··· RECORDS SHOWN ···
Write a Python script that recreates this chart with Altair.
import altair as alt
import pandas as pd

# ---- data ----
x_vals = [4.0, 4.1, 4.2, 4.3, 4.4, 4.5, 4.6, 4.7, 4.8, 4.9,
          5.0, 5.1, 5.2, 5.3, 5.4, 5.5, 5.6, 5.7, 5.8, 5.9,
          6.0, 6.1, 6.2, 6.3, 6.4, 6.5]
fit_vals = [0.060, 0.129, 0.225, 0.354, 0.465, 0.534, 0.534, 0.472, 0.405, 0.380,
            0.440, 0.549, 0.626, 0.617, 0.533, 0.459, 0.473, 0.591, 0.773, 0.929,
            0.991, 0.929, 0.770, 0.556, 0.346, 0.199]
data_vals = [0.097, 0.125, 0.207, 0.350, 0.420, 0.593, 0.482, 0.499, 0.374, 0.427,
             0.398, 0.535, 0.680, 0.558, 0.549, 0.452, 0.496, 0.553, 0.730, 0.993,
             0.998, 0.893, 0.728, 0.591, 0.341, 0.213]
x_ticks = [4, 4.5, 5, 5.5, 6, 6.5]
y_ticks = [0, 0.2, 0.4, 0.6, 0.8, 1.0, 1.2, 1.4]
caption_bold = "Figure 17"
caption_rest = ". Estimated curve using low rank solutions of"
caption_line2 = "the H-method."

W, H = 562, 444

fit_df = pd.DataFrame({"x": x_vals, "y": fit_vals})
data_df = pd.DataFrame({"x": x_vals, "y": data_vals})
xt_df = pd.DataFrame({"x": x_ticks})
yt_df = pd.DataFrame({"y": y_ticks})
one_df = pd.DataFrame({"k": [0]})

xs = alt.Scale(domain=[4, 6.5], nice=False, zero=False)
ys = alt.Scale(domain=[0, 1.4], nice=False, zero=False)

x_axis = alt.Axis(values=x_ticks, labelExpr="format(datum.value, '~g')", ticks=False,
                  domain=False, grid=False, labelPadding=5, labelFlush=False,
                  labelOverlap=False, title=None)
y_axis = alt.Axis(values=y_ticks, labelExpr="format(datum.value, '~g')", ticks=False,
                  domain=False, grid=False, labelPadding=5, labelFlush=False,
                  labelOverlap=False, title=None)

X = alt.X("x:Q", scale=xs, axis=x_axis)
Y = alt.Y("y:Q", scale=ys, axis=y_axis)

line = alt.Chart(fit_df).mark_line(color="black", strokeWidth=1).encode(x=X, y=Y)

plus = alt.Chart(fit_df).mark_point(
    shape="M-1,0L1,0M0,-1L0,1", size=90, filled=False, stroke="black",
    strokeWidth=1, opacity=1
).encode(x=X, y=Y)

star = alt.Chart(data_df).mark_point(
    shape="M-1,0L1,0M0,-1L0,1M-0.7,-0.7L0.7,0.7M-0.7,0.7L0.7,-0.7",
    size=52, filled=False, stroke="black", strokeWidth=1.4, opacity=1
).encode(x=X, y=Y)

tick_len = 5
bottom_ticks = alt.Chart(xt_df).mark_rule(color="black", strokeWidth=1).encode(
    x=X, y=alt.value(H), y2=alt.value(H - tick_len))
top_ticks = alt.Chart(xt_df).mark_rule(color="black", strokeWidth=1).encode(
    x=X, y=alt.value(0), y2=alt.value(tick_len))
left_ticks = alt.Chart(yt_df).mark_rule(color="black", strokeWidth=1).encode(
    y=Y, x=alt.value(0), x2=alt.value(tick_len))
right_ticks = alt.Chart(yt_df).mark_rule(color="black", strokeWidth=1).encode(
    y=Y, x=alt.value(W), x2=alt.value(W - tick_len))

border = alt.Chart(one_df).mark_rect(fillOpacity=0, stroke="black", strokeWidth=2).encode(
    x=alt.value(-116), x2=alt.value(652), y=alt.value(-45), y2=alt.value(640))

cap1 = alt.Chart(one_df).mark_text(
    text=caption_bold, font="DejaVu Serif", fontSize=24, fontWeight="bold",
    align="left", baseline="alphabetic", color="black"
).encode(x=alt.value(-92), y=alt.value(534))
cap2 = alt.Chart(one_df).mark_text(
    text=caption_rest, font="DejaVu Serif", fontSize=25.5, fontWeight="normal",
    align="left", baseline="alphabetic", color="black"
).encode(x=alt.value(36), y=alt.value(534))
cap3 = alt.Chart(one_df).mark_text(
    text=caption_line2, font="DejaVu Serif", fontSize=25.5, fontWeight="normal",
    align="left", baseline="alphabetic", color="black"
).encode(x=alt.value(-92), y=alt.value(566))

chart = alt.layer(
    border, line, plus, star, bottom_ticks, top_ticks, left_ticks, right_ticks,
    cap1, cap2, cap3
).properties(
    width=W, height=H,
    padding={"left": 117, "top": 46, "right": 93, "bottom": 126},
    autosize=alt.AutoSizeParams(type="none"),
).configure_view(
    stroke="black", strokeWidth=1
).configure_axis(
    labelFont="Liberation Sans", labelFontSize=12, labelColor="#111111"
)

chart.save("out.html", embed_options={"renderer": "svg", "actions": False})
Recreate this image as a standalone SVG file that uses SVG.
···
■ DESCRIPTION OF THE TASK
From the first line to the last, retype the data exactly.

■ PROBLEM SOLUTION
Write a Python script that recreates this chart with Altair.
import altair as alt
import pandas as pd

# ---- data ----
x_vals = [4.0, 4.1, 4.2, 4.3, 4.4, 4.5, 4.6, 4.7, 4.8, 4.9,
          5.0, 5.1, 5.2, 5.3, 5.4, 5.5, 5.6, 5.7, 5.8, 5.9,
          6.0, 6.1, 6.2, 6.3, 6.4, 6.5]
fit_vals = [0.060, 0.129, 0.225, 0.354, 0.465, 0.534, 0.534, 0.472, 0.405, 0.380,
            0.440, 0.549, 0.626, 0.617, 0.533, 0.459, 0.473, 0.591, 0.773, 0.929,
            0.991, 0.929, 0.770, 0.556, 0.346, 0.199]
data_vals = [0.097, 0.125, 0.207, 0.350, 0.420, 0.593, 0.482, 0.499, 0.374, 0.427,
             0.398, 0.535, 0.680, 0.558, 0.549, 0.452, 0.496, 0.553, 0.730, 0.993,
             0.998, 0.893, 0.728, 0.591, 0.341, 0.213]
x_ticks = [4, 4.5, 5, 5.5, 6, 6.5]
y_ticks = [0, 0.2, 0.4, 0.6, 0.8, 1.0, 1.2, 1.4]
caption_bold = "Figure 17"
caption_rest = ". Estimated curve using low rank solutions of"
caption_line2 = "the H-method."

W, H = 562, 444

fit_df = pd.DataFrame({"x": x_vals, "y": fit_vals})
data_df = pd.DataFrame({"x": x_vals, "y": data_vals})
xt_df = pd.DataFrame({"x": x_ticks})
yt_df = pd.DataFrame({"y": y_ticks})
one_df = pd.DataFrame({"k": [0]})

xs = alt.Scale(domain=[4, 6.5], nice=False, zero=False)
ys = alt.Scale(domain=[0, 1.4], nice=False, zero=False)

x_axis = alt.Axis(values=x_ticks, labelExpr="format(datum.value, '~g')", ticks=False,
                  domain=False, grid=False, labelPadding=5, labelFlush=False,
                  labelOverlap=False, title=None)
y_axis = alt.Axis(values=y_ticks, labelExpr="format(datum.value, '~g')", ticks=False,
                  domain=False, grid=False, labelPadding=5, labelFlush=False,
                  labelOverlap=False, title=None)

X = alt.X("x:Q", scale=xs, axis=x_axis)
Y = alt.Y("y:Q", scale=ys, axis=y_axis)

line = alt.Chart(fit_df).mark_line(color="black", strokeWidth=1).encode(x=X, y=Y)

plus = alt.Chart(fit_df).mark_point(
    shape="M-1,0L1,0M0,-1L0,1", size=90, filled=False, stroke="black",
    strokeWidth=1, opacity=1
).encode(x=X, y=Y)

star = alt.Chart(data_df).mark_point(
    shape="M-1,0L1,0M0,-1L0,1M-0.7,-0.7L0.7,0.7M-0.7,0.7L0.7,-0.7",
    size=52, filled=False, stroke="black", strokeWidth=1.4, opacity=1
).encode(x=X, y=Y)

tick_len = 5
bottom_ticks = alt.Chart(xt_df).mark_rule(color="black", strokeWidth=1).encode(
    x=X, y=alt.value(H), y2=alt.value(H - tick_len))
top_ticks = alt.Chart(xt_df).mark_rule(color="black", strokeWidth=1).encode(
    x=X, y=alt.value(0), y2=alt.value(tick_len))
left_ticks = alt.Chart(yt_df).mark_rule(color="black", strokeWidth=1).encode(
    y=Y, x=alt.value(0), x2=alt.value(tick_len))
right_ticks = alt.Chart(yt_df).mark_rule(color="black", strokeWidth=1).encode(
    y=Y, x=alt.value(W), x2=alt.value(W - tick_len))

border = alt.Chart(one_df).mark_rect(fillOpacity=0, stroke="black", strokeWidth=2).encode(
    x=alt.value(-116), x2=alt.value(652), y=alt.value(-45), y2=alt.value(640))

cap1 = alt.Chart(one_df).mark_text(
    text=caption_bold, font="DejaVu Serif", fontSize=24, fontWeight="bold",
    align="left", baseline="alphabetic", color="black"
).encode(x=alt.value(-92), y=alt.value(534))
cap2 = alt.Chart(one_df).mark_text(
    text=caption_rest, font="DejaVu Serif", fontSize=25.5, fontWeight="normal",
    align="left", baseline="alphabetic", color="black"
).encode(x=alt.value(36), y=alt.value(534))
cap3 = alt.Chart(one_df).mark_text(
    text=caption_line2, font="DejaVu Serif", fontSize=25.5, fontWeight="normal",
    align="left", baseline="alphabetic", color="black"
).encode(x=alt.value(-92), y=alt.value(566))

chart = alt.layer(
    border, line, plus, star, bottom_ticks, top_ticks, left_ticks, right_ticks,
    cap1, cap2, cap3
).properties(
    width=W, height=H,
    padding={"left": 117, "top": 46, "right": 93, "bottom": 126},
    autosize=alt.AutoSizeParams(type="none"),
).configure_view(
    stroke="black", strokeWidth=1
).configure_axis(
    labelFont="Liberation Sans", labelFontSize=12, labelColor="#111111"
)

chart.save("out.html", embed_options={"renderer": "svg", "actions": False})
Recreate this image as a standalone SVG file that uses SVG.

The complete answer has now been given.